All nuclear powered ships have the capability of receiving power from a shore facility for use while shutdown. But this power is only enough for hotel loads and starting the reactor to go to sea. It is not enough for normal underway ship operations. The energy stored in diesel generators (fuel tanks) and the battery on subs is a tiny fraction of the power available from the reactor.
It is not the efficiency that makes nuclear powered ships viable, it is the ability to run at high power without replenishing the fuel for the propulsion plant (carriers) and the ability to do without outside air or fuel supplies (submarines). Diesel and fossil fuel powered boilers need periodic fill-ups while the nuclear reactor runs for thousands of full power hours or years. Air independent propulsion for subs and battery power subs can only run at low speeds underwater for a few days or a few weeks at a time. A nuc sub can run for weeks or months at a time at high power underwater completely independent of outside services or support.

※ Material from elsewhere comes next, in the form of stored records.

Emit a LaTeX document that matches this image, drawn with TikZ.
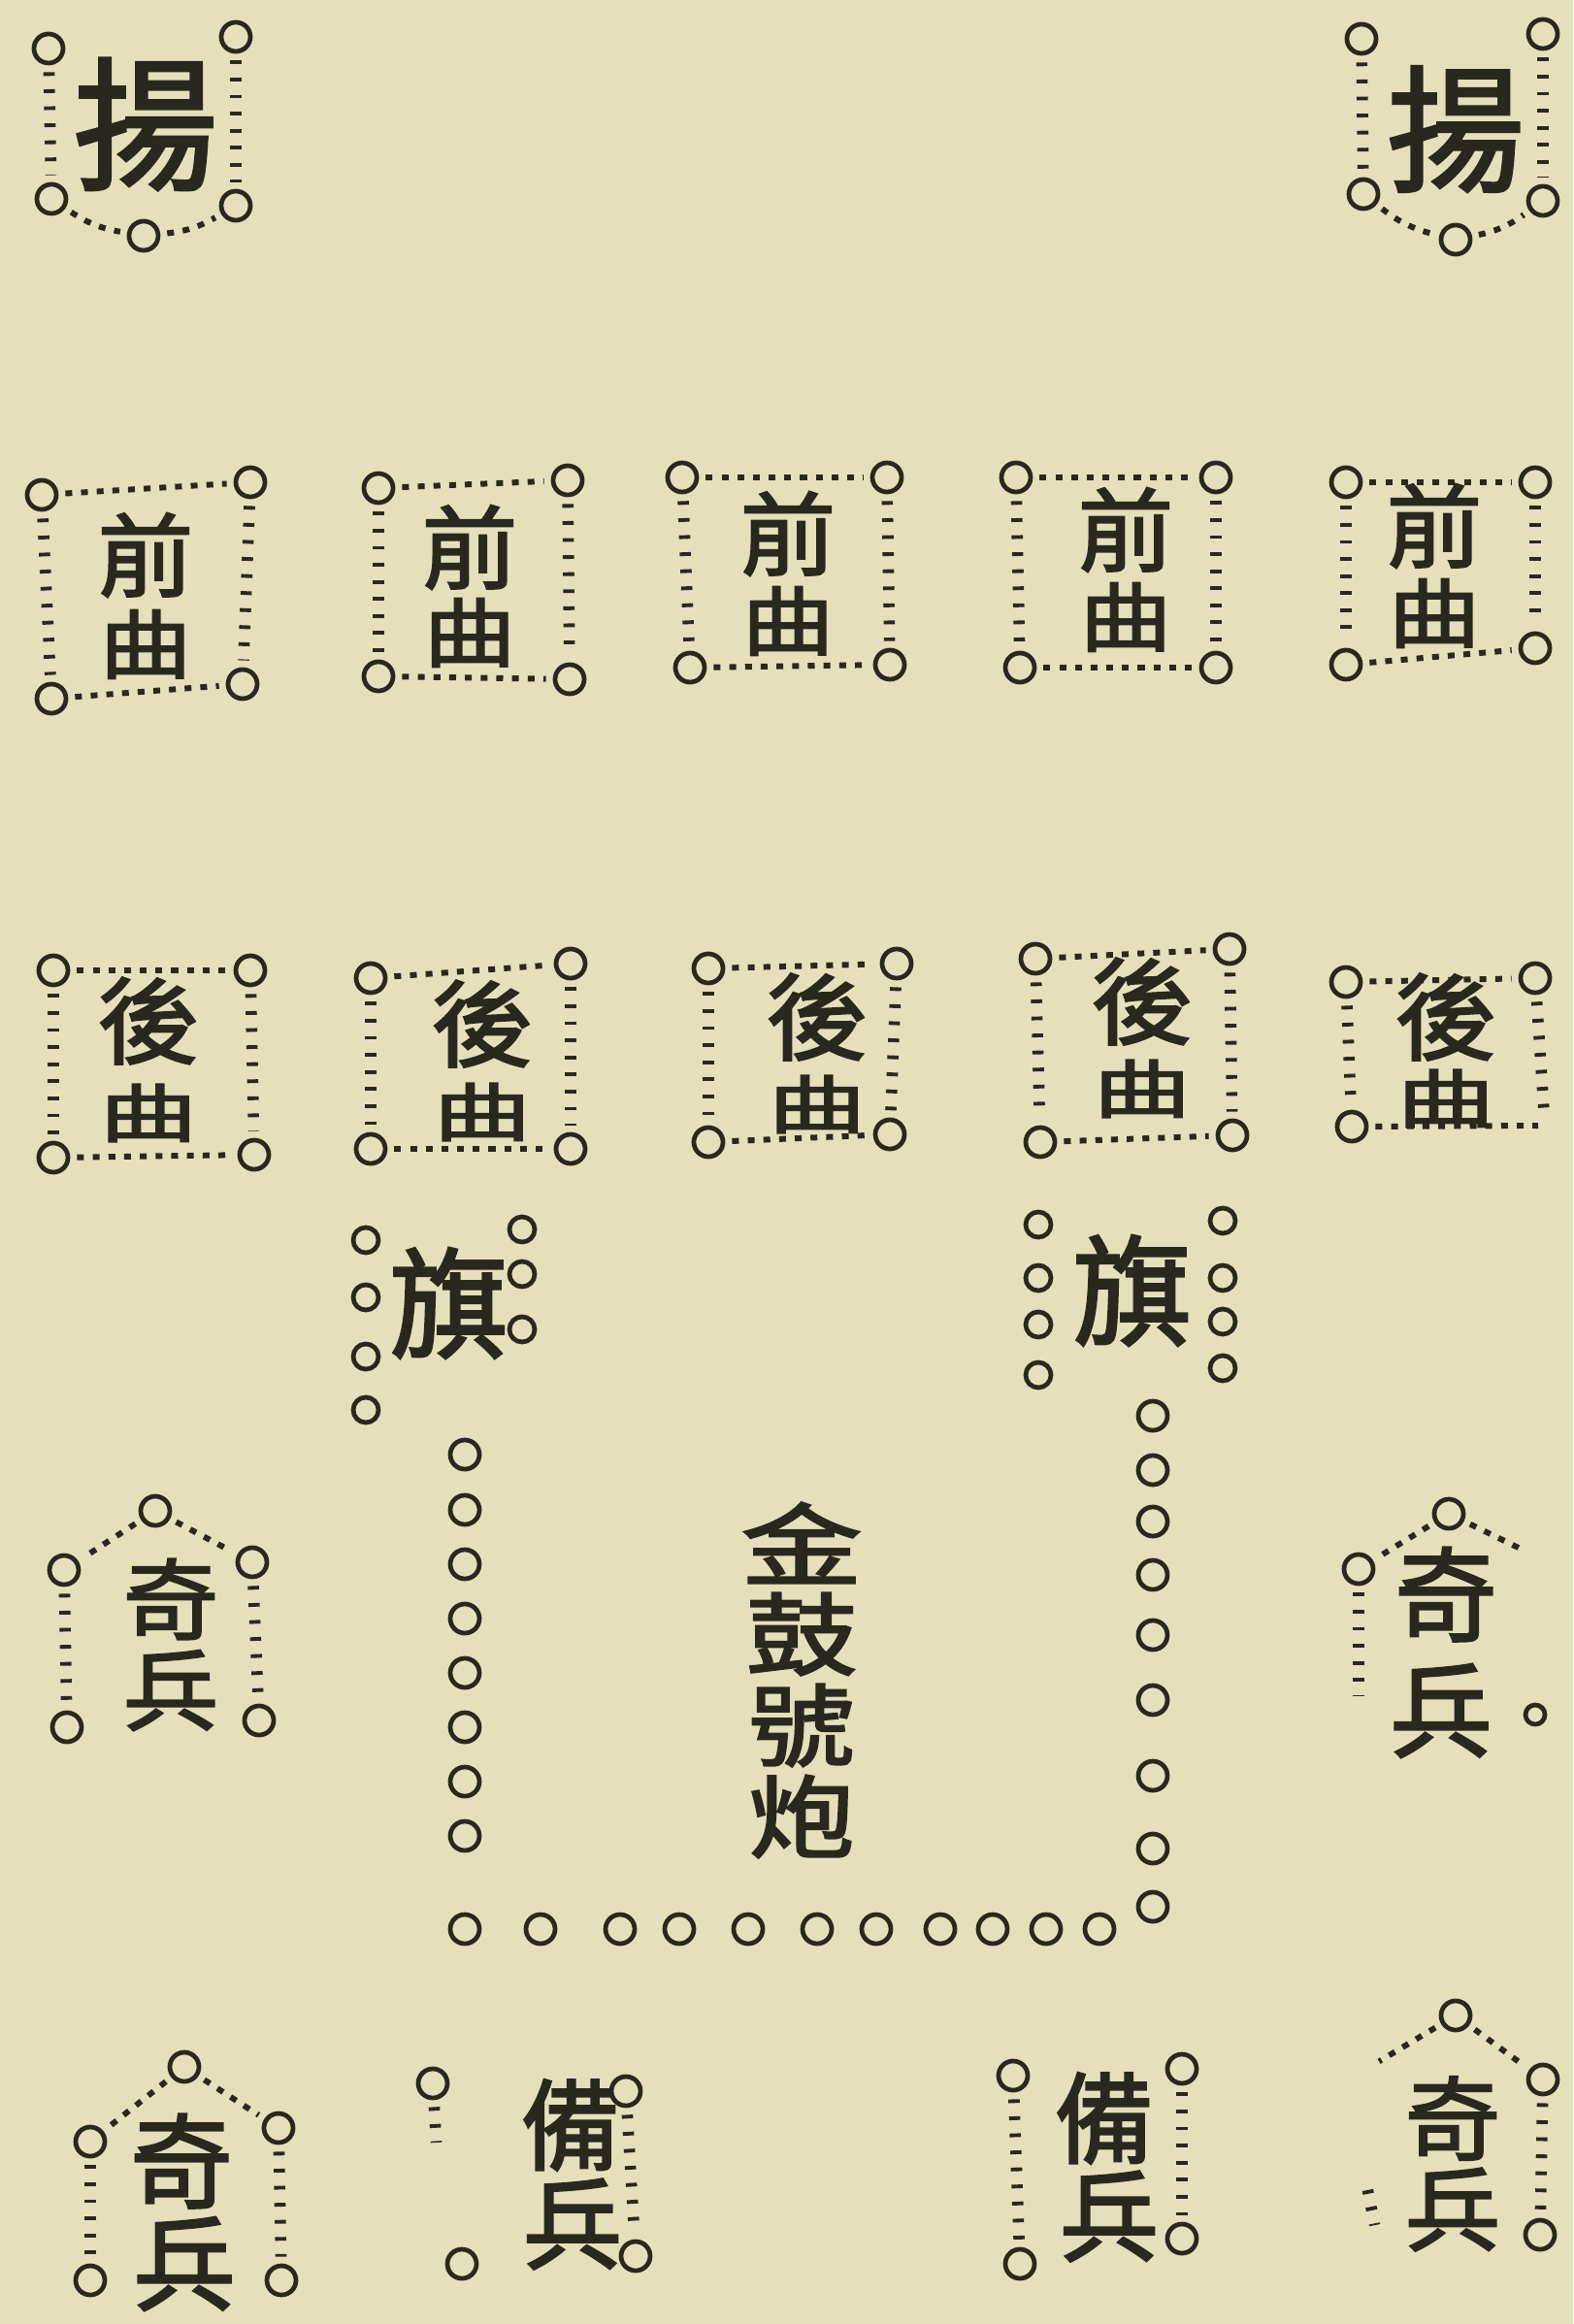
\documentclass[tikz,border=0pt]{standalone}
\usepackage{fontspec}
\usepackage{graphicx}
\newfontfamily\cjk[AutoFakeBold=2.2]{Noto Sans CJK TC}
\definecolor{paper}{RGB}{229,224,188}
\definecolor{ink}{RGB}{42,40,30}
\tikzset{
 ring/.style={circle,draw=ink,line width=1.35pt,minimum size=3mm,inner sep=0pt},
 sring/.style={ring,minimum size=2.6mm},
 vtick/.style={draw=ink,line width=3.3pt,dash pattern=on 1.1pt off 3.9pt,shorten <=2pt,shorten >=2pt},
 hdot/.style={draw=ink,line width=1.7pt,dash pattern=on 2pt off 2.6pt,shorten <=2pt,shorten >=2pt},
 ch/.style={text=ink,inner sep=0pt,font=\cjk\bfseries\fontsize{#1}{#1}\selectfont},
}
\newcommand\mkbox[5]{%
 \node[ring] (#1a) at (#2) {};
 \node[ring] (#1b) at (#3) {};
 \node[ring] (#1c) at (#4) {};
 \node[ring] (#1d) at (#5) {};
 \draw[hdot] (#1a) -- (#1b);
 \draw[vtick] (#1a) -- (#1c);
 \draw[vtick] (#1b) -- (#1d);
 \draw[hdot] (#1c) -- (#1d);
}
\newcommand\mkchars[4]{% name, x, y1, y2
 \node[ch=28pt] (#1s) at (#2,#3) {\scalebox{1}[0.95]{前}};
 \node[ch=27pt] (#1t) at (#2,#4) {\scalebox{1}[0.82]{曲}};
}
\newcommand\mkhou[4]{% name, x, y1, y2
 \node[ch=30pt] (#1s) at (#2,#3) {\scalebox{1}[0.92]{後}};
 \node[ch=26pt] (#1t) at (#2,#4) {\scalebox{1.1}[0.72]{曲}};
}
\begin{document}
\begin{tikzpicture}[x=0.01cm,y=-0.01cm]
\fill[paper] (0,0) rectangle (1621,2395);
\useasboundingbox (0,0) rectangle (1621,2395);

% ---- 揚 left
\node[ch=42pt] (y1t) at (150,128) {揚};
\node[ring] (y1a) at (50,50) {};
\node[ring] (y1b) at (243,38) {};
\node[ring] (y1c) at (53,205) {};
\node[ring] (y1d) at (148,243) {};
\node[ring] (y1e) at (243,212) {};
\draw[vtick] (y1a) -- (y1c);
\draw[vtick] (y1b) -- (y1e);
\draw[hdot] (y1c) to[bend right=12] (y1d);
\draw[hdot] (y1d) to[bend right=12] (y1e);

% ---- 揚 right
\node[ch=40pt] (y2t) at (1500,133) {揚};
\node[ring] (y2a) at (1403,40) {};
\node[ring] (y2b) at (1590,35) {};
\node[ring] (y2c) at (1405,200) {};
\node[ring] (y2d) at (1500,247) {};
\node[ring] (y2e) at (1590,207) {};
\draw[vtick] (y2a) -- (y2c);
\draw[vtick] (y2b) -- (y2e);
\draw[hdot] (y2c) to[bend right=12] (y2d);
\draw[hdot] (y2d) to[bend right=12] (y2e);

% ---- 前曲 row
\mkbox{q1}{43,510}{258,497}{53,720}{250,705}
\mkchars{q1}{150}{572}{664}
\mkbox{q2}{390,503}{585,495}{390,697}{587,700}
\mkchars{q2}{484}{564}{652}
\mkbox{q3}{703,492}{914,492}{711,688}{917,685}
\mkchars{q3}{812}{550}{640}
\mkbox{q4}{1047,492}{1253,492}{1051,688}{1253,688}
\mkchars{q4}{1160}{546}{636}
\mkbox{q5}{1387,497}{1582,497}{1387,685}{1582,668}
\mkchars{q5}{1478}{542}{632}

% ---- 後曲 row
\mkbox{h1}{55,1000}{258,1000}{55,1193}{262,1190}
\mkhou{h1}{153}{1052}{1147}
\mkbox{h2}{382,1008}{588,993}{382,1184}{588,1184}
\mkhou{h2}{497}{1055}{1146}
\mkbox{h3}{730,998}{924,993}{730,1177}{917,1169}
\mkhou{h3}{842}{1048}{1138}
\mkbox{h4}{1067,988}{1267,978}{1072,1177}{1270,1170}
\mkhou{h4}{1177}{1032}{1122}
\node[ring] (h5a) at (1387,1012) {};
\node[ring] (h5b) at (1582,1008) {};
\node[ring] (h5c) at (1393,1161) {};
\coordinate (h5d) at (1592,1160);
\draw[hdot] (h5a) -- (h5b);
\draw[vtick] (h5a) -- (h5c);
\draw[vtick] (h5b) -- (h5d);
\draw[hdot] (h5c) -- (h5d);
\mkhou{h5}{1490}{1048}{1132}

% ---- 旗 left
\node[ch=35pt] (f1t) at (463,1343) {旗};
\foreach \y [count=\i] in {1278,1337,1398,1453} \node[sring] (f1l\i) at (377,\y) {};
\foreach \y [count=\i] in {1267,1313,1370} \node[sring] (f1r\i) at (538,\y) {};
% ---- 旗 right
\node[ch=35pt] (f2t) at (1167,1330) {旗};
\foreach \y [count=\i] in {1262,1317,1365,1417} \node[sring] (f2l\i) at (1070,\y) {};
\foreach \y [count=\i] in {1258,1317,1362,1410} \node[sring] (f2r\i) at (1260,\y) {};

% ---- central square of rings
\foreach \y [count=\i] in {1499,1556,1612,1668,1724,1780,1836,1892} \node[ring] (cl\i) at (479,\y) {};
\foreach \x [count=\i] in {479,557,639,700,771,842,903,969,1023,1078,1133} \node[ring] (cb\i) at (\x,1988) {};
\foreach \y [count=\i] in {1459,1515,1568,1623,1685,1752,1830,1905,1965} \node[ring] (cr\i) at (1188,\y) {};
\node[ch=31pt] (m1) at (826,1590) {\scalebox{1.15}[0.85]{金}};
\node[ch=31pt] (m2) at (826,1684) {\scalebox{1.05}[0.85]{鼓}};
\node[ch=31pt] (m3) at (826,1778) {\scalebox{1}[0.85]{號}};
\node[ch=31pt] (m4) at (826,1872) {\scalebox{1}[0.85]{炮}};

% ---- 奇兵 left (row 5)
\node[ch=28pt] (k1s) at (176,1648) {\scalebox{1}[0.92]{奇}};
\node[ch=28pt] (k1t) at (176,1742) {\scalebox{1}[0.92]{兵}};
\node[ring] (k1a) at (160,1557) {};
\node[ring] (k1b) at (66,1618) {};
\node[ring] (k1c) at (260,1610) {};
\node[ring] (k1d) at (69,1780) {};
\node[ring] (k1e) at (267,1773) {};
\draw[hdot] (k1a) -- (k1b);
\draw[hdot] (k1a) -- (k1c);
\draw[vtick] (k1b) -- (k1d);
\draw[vtick] (k1c) -- (k1e);

% ---- 奇兵 right (row 5)
\node[ch=30pt] (k2s) at (1490,1643) {奇};
\node[ch=30pt] (k2t) at (1485,1763) {兵};
\node[ring] (k2a) at (1493,1560) {};
\node[ring] (k2b) at (1400,1617) {};
\coordinate (k2c) at (1400,1755);
\coordinate (k2d) at (1575,1600);
\node[ring,minimum size=2mm] (k2e) at (1582,1767) {};
\draw[hdot] (k2a) -- (k2b);
\draw[hdot] (k2a) -- (k2d);
\draw[vtick] (k2b) -- (k2c);

% ---- 奇兵 bottom left
\node[ch=30pt] (k3s) at (187,2227) {奇};
\node[ch=30pt] (k3t) at (190,2333) {兵};
\node[ring] (k3a) at (190,2130) {};
\node[ring] (k3b) at (93,2207) {};
\node[ring] (k3c) at (287,2193) {};
\node[ring] (k3d) at (93,2350) {};
\node[ring] (k3e) at (290,2350) {};
\draw[hdot] (k3a) -- (k3b);
\draw[hdot] (k3a) -- (k3c);
\draw[vtick] (k3b) -- (k3d);
\draw[vtick] (k3c) -- (k3e);

% ---- 奇兵 bottom right
\node[ch=28pt] (k4s) at (1497,2183) {\scalebox{1}[0.95]{奇}};
\node[ch=28pt] (k4t) at (1497,2277) {\scalebox{1}[0.95]{兵}};
\node[ring] (k4a) at (1500,2077) {};
\node[ring] (k4b) at (1590,2143) {};
\node[ring] (k4c) at (1587,2303) {};
\coordinate (k4d) at (1415,2128);
\coordinate (k4e) at (1408,2250);
\coordinate (k4f) at (1418,2300);
\draw[hdot] (k4a) -- (k4d);
\draw[hdot] (k4a) -- (k4b);
\draw[vtick] (k4b) -- (k4c);
\draw[vtick] (k4e) -- (k4f);

% ---- 備兵 left
\node[ch=29pt] (b1s) at (588,2190) {備};
\node[ch=29pt] (b1t) at (590,2292) {兵};
\node[ring] (b1a) at (446,2147) {};
\node[ring] (b1b) at (645,2155) {};
\node[ring] (b1c) at (476,2333) {};
\node[ring] (b1d) at (655,2325) {};
\coordinate (b1e) at (450,2215);
\draw[vtick] (b1a) -- (b1e);
\draw[vtick] (b1b) -- (b1d);

% ---- 備兵 right
\node[ch=29pt] (b2s) at (1138,2183) {備};
\node[ch=29pt] (b2t) at (1143,2284) {兵};
\node[ring] (b2a) at (1044,2139) {};
\node[ring] (b2b) at (1218,2132) {};
\node[ring] (b2c) at (1051,2333) {};
\node[ring] (b2d) at (1218,2307) {};
\draw[vtick] (b2a) -- (b2c);
\draw[vtick] (b2b) -- (b2d);
\end{tikzpicture}
\end{document}
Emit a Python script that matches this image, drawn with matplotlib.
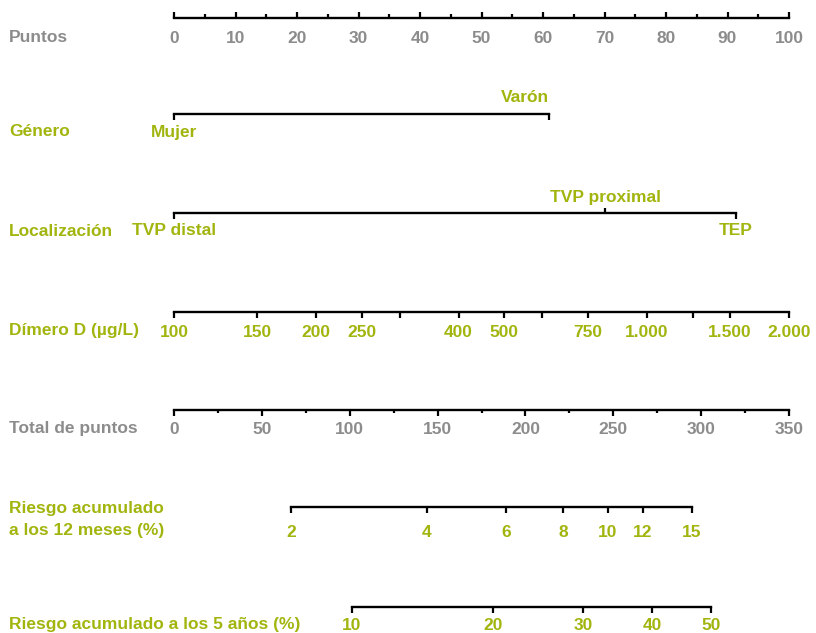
import matplotlib.pyplot as plt
from matplotlib.ticker import FixedLocator, NullFormatter

plt.rcParams['font.family'] = ['Liberation Sans', 'DejaVu Sans']
plt.rcParams['font.weight'] = 'bold'

GREEN = '#a2b50f'
GREY = '#8c8c8c'

# puntos (escala superior)
puntos_major = [0, 10, 20, 30, 40, 50, 60, 70, 80, 90, 100]
puntos_minor = [5, 15, 25, 35, 45, 55, 65, 75, 85, 95]

# genero: categorias y puntos
genero_cats = ['Mujer', 'Varón']
genero_pts = [0, 61.0]

# localizacion: categorias y puntos
loc_cats = ['TVP distal', 'TVP proximal', 'TEP']
loc_pts = [0, 70.1, 91.4]

# dimero D (escala log)
dimero_ticks = [100, 150, 200, 250, 300, 400, 500, 600, 750, 1000, 1250, 1500, 2000]
dimero_labels = ['100', '150', '200', '250', '', '400', '500', '', '750', '1.000', '', '1.500', '2.000']

# total de puntos
total_major = [0, 50, 100, 150, 200, 250, 300, 350]
total_minor = [25, 75, 125, 175, 225, 275, 325]

# riesgo a 12 meses: etiqueta y posicion en total de puntos
r12_labels = ['2', '4', '6', '8', '10', '12', '15']
r12_pos = [66.6, 144.0, 188.9, 221.4, 247.0, 266.9, 294.8]

# riesgo a 5 anos
r5_labels = ['10', '20', '30', '40', '50']
r5_pos = [101.3, 181.5, 232.8, 272.0, 305.6]

W_PX, H_PX = 816, 633
fig = plt.figure(figsize=(W_PX / 100, H_PX / 100), dpi=100)
L = 174 / W_PX
AW = (789 - 174) / W_PX
FS = 12.5


def make_axis(y_px, xlim, scale='linear'):
    ax = fig.add_axes([L, 1 - y_px / H_PX, AW, 0.0001])
    ax.set_xscale(scale)
    ax.set_xlim(xlim)
    ax.set_ylim(0, 1)
    for s in ['top', 'left', 'right']:
        ax.spines[s].set_visible(False)
    ax.spines['bottom'].set_linewidth(1.7)
    ax.spines['bottom'].set_capstyle('projecting')
    ax.set_yticks([])
    ax.patch.set_visible(False)
    ax.xaxis.set_minor_locator(FixedLocator([]))
    ax.xaxis.set_minor_formatter(NullFormatter())
    return ax


def row_title(text, y_px, color, ls=1.3):
    fig.text(9 / W_PX, 1 - y_px / H_PX, text, color=color, fontsize=FS,
             fontweight='bold', ha='left', va='center', linespacing=ls)


# Puntos
ax = make_axis(18, (0, 100))
ax.set_xticks(puntos_major)
ax.set_xticklabels([str(v) for v in puntos_major])
ax.xaxis.set_minor_locator(FixedLocator(puntos_minor))
ax.tick_params(which='major', direction='in', length=4.5, width=1.6, pad=9.5,
               labelsize=FS, labelcolor=GREY)
ax.tick_params(which='minor', direction='in', length=3, width=1.6)
row_title('Puntos', 37, GREY)

# Genero
ax = make_axis(114, (0, 100))
ax.spines['bottom'].set_bounds(genero_pts[0], genero_pts[-1])
ax.set_xticks(genero_pts)
ax.set_xticklabels([])
ax.tick_params(which='major', direction='out', length=4, width=1.6)
ax.annotate(genero_cats[0], xy=(genero_pts[0], 0), xycoords=('data', 'axes fraction'),
            xytext=(0, -8), textcoords='offset points', ha='center', va='top',
            color=GREEN, fontsize=FS, fontweight='bold')
ax.annotate(genero_cats[1], xy=(genero_pts[1], 0), xycoords=('data', 'axes fraction'),
            xytext=(0, 6.5), textcoords='offset points', ha='right', va='bottom',
            color=GREEN, fontsize=FS, fontweight='bold')
row_title('Género', 131, GREEN)

# Localizacion
ax = make_axis(213, (0, 100))
ax.spines['bottom'].set_bounds(loc_pts[0], loc_pts[-1])
ax.set_xticks([loc_pts[0], loc_pts[2]])
ax.set_xticklabels([])
ax.xaxis.set_minor_locator(FixedLocator([loc_pts[1]]))
ax.tick_params(which='major', direction='out', length=4, width=1.6)
ax.tick_params(which='minor', direction='in', length=3.5, width=1.6)
for i, (c, p) in enumerate(zip(loc_cats, loc_pts)):
    above = i == 1
    ax.annotate(c, xy=(p, 0), xycoords=('data', 'axes fraction'),
                xytext=(0, 5.5 if above else -7.5), textcoords='offset points',
                ha='center', va='bottom' if above else 'top',
                color=GREEN, fontsize=FS, fontweight='bold')
row_title('Localización', 231, GREEN)

# Dimero D
ax = make_axis(312, (100, 2000), scale='log')
ax.set_xticks(dimero_ticks)
ax.set_xticklabels(dimero_labels)
ax.xaxis.set_minor_locator(FixedLocator([]))
ax.tick_params(which='major', direction='out', length=4.5, width=1.6, pad=5,
               labelsize=FS, labelcolor=GREEN)
row_title('Dímero D (µg/L)', 331, GREEN)

# Total de puntos
ax = make_axis(410, (0, 350))
ax.set_xticks(total_major)
ax.set_xticklabels([str(v) for v in total_major])
ax.xaxis.set_minor_locator(FixedLocator(total_minor))
ax.tick_params(which='major', direction='out', length=4, width=1.6, pad=5,
               labelsize=FS, labelcolor=GREY)
ax.tick_params(which='minor', direction='out', length=2.5, width=1.6)
row_title('Total de puntos', 428, GREY)

# Riesgo 12 meses
ax = make_axis(507, (0, 350))
ax.spines['bottom'].set_bounds(r12_pos[0], r12_pos[-1])
ax.set_xticks(r12_pos)
ax.set_xticklabels(r12_labels)
ax.tick_params(which='major', direction='out', length=4.5, width=1.6, pad=8.5,
               labelsize=FS, labelcolor=GREEN)
row_title('Riesgo acumulado\na los 12 meses (%)', 519.5, GREEN, ls=1.5)

# Riesgo 5 anos
ax = make_axis(607, (0, 350))
ax.spines['bottom'].set_bounds(r5_pos[0], r5_pos[-1])
ax.set_xticks(r5_pos)
ax.set_xticklabels(r5_labels)
ax.tick_params(which='major', direction='out', length=4.5, width=1.6, pad=3.5,
               labelsize=FS, labelcolor=GREEN)
row_title('Riesgo acumulado a los 5 años (%)', 624, GREEN)

fig.savefig('out.png', dpi=100)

If there was a giant battery or capacitor running the sub, I would have seen it. But the only battery I have seen on a nuke sub is far too small to run it more than a few hours. The core of a sub reactor is far smaller than the battery, but the energy it obtains from fission far exceeds the comparative puny amount of chemical energy stored in a battery.
This stuff is easy to see.
Join the Navy or get a job at the shipyard. Any American in decent health, the right age and without a criminal record can get in. The Navy has a high turnover rate; they need lots of people all the time.